The Queen [she was reported as saying] had at one time resolved to be herself the bearer of the inhibition, and, since there was no one to execute [it], to present the same to the King; but on the latter representing that it would be quite sufficient that the two Cardinals should resign, and exhorting her not to take such a step, she [the Queen] agreed to desist, on condition of her counsel declaring that no harm or detriment should ensue to her interests, and that the inhibition to the Cardinals should be considered sufficient.

Which indeed seems to be what happened.13

Once again, therefore, Catherine was one step ahead of Henry. Before she agreed to the form of Wolsey and Campeggio’s renunciation, she had made sure that she would do no damage to her legal position. But even after the renunciation, Henry was still nursing the hope (which his wife already knew to be delusory) that her action would be ‘prejudicial’ to her. As so often, Henry had been too clever by half–and too devious. But it was Catherine who scored the solid points.

Why? Was it that Catherine’s legal advice, for which indeed she paid dearly (£514 in 1527–8 and £704 in 1528–9), was better than Henry’s? Rather the difference lay in the King and Queen themselves. Catherine was a good client, who was prepared to take advice. Henry was an impossible one, who always thought he knew better than his lawyers. He paid the price–until he could change the law to fit his notions.14

 

The agreement of the ‘alteration’ with Catherine and her counsel was Wolsey’s last service for Henry. In the immediate aftermath of the Blackfriars Tribunal, Catherine herself had prophesied that its failure would mean Wolsey’s ruin:

The Queen [Mendoza reported] writes that such are the King’s disappointment and passion at not being able to carry out his purpose that the Cardinal will inevitably be the victim of his rage.
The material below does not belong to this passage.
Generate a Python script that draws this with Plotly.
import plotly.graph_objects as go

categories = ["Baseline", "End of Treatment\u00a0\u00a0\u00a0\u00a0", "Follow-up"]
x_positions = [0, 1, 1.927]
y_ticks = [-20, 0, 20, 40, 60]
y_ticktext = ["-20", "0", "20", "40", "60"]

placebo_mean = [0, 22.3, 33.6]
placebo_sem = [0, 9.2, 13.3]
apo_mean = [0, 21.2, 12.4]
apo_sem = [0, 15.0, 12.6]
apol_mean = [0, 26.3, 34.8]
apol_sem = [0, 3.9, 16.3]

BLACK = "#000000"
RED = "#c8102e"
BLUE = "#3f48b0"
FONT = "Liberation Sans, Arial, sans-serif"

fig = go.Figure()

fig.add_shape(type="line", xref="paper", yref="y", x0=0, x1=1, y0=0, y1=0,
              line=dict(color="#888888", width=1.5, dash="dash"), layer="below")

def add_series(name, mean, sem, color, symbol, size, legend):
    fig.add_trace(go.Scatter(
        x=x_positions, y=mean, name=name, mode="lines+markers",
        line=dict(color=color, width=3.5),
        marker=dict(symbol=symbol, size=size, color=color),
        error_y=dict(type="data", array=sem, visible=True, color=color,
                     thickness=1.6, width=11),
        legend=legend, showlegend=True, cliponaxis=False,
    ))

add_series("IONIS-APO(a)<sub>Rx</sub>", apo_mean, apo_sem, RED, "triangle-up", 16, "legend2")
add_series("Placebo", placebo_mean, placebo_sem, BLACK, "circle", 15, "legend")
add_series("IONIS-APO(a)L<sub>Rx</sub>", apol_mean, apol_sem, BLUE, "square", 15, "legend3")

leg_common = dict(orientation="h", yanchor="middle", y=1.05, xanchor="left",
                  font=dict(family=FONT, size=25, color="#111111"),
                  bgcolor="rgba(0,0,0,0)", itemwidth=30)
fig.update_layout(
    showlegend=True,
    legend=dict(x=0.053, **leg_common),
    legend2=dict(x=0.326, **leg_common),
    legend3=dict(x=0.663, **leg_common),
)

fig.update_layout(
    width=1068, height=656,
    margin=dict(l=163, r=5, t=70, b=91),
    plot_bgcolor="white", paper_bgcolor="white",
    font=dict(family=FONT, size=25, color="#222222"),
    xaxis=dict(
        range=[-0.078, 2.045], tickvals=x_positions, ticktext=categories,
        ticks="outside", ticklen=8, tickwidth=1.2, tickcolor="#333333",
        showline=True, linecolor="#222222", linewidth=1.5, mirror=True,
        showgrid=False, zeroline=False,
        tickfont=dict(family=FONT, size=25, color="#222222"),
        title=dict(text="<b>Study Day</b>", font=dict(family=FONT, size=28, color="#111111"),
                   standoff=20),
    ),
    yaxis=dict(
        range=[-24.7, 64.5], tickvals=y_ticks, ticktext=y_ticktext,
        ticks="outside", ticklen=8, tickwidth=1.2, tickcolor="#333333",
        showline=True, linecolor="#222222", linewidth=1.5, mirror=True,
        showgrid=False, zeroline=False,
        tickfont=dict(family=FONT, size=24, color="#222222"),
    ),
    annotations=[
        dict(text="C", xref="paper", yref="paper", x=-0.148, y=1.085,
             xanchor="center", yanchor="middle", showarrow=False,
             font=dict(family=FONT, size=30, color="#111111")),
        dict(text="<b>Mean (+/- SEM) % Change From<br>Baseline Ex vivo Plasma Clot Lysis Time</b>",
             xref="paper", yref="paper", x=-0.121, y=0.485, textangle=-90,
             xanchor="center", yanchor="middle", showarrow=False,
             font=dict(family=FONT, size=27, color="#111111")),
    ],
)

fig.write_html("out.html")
The Queen spoke true. On 19 September, with the ‘alteration’ safely concluded, Henry relented and allowed Wolsey to come to Grafton where the King was enjoying the hunting. But the circumstances were designed to humiliate: the man who had ruled the roost so long was not even given a room of his own where he could change his riding clothes.15

A fortnight later the blow fell. On 9 October, as Wolsey presided in the Court of Chancery, he was himself indicted in the Common Law Court of King’s Bench. The charge was one of Praemunire: that is, the illegal exercise of Papal authority in England in his capacity as legate. The penalty was the confiscation of all property and imprisonment at the King’s pleasure. On the 22nd, Wolsey anticipated the inevitable verdict by acknowledging his offences and surrendering himself and his vast possessions into the King’s hands. On the 30th, his person was placed outside the King’s protection and his property declared forfeit. Meanwhile, on the 17th, he had been forced to surrender the Chancellorship.

 

Wolsey was the man Catherine blamed for putting the idea of the Divorce in the King’s head. For fifteen years, he had come between Catherine and her husband. Now he was gone.

On 3 November, Henry opened the fifth Parliament of his reign, later known as the ‘Reformation’ Parliament. It was immediately ‘prorogued’ or adjourned to Westminster. For Henry now had a new palace to replace Bridewell of baleful memory.16

A few days previously, on 24 October, Henry had gone by boat from Greenwich to Wolsey’s former town-palace of York Place in Westminster. The King was accompanied only by his mistress, her mother and Henry Norris, the Groom of the Stool and, as head of the Privy Chamber, the King’s principal body servant. This select party inspected both the building and Wolsey’s treasures, which had been laid out for them like the goods in a Harrods’ sale. They were mightily impressed: ‘it is added’, the Imperial ambassador reported, ‘that the King was much gratified and found [them] more valuable even than he expected’. On the evening of 2 November, Henry left Greenwich to take up residence in the splendidly equipped palace.17

He and Anne Boleyn were setting up house together.

It was a new world. It was unclear what place, if any, there was in it for Catherine. Certainly there was none at York Place, which had no apartment for the Queen.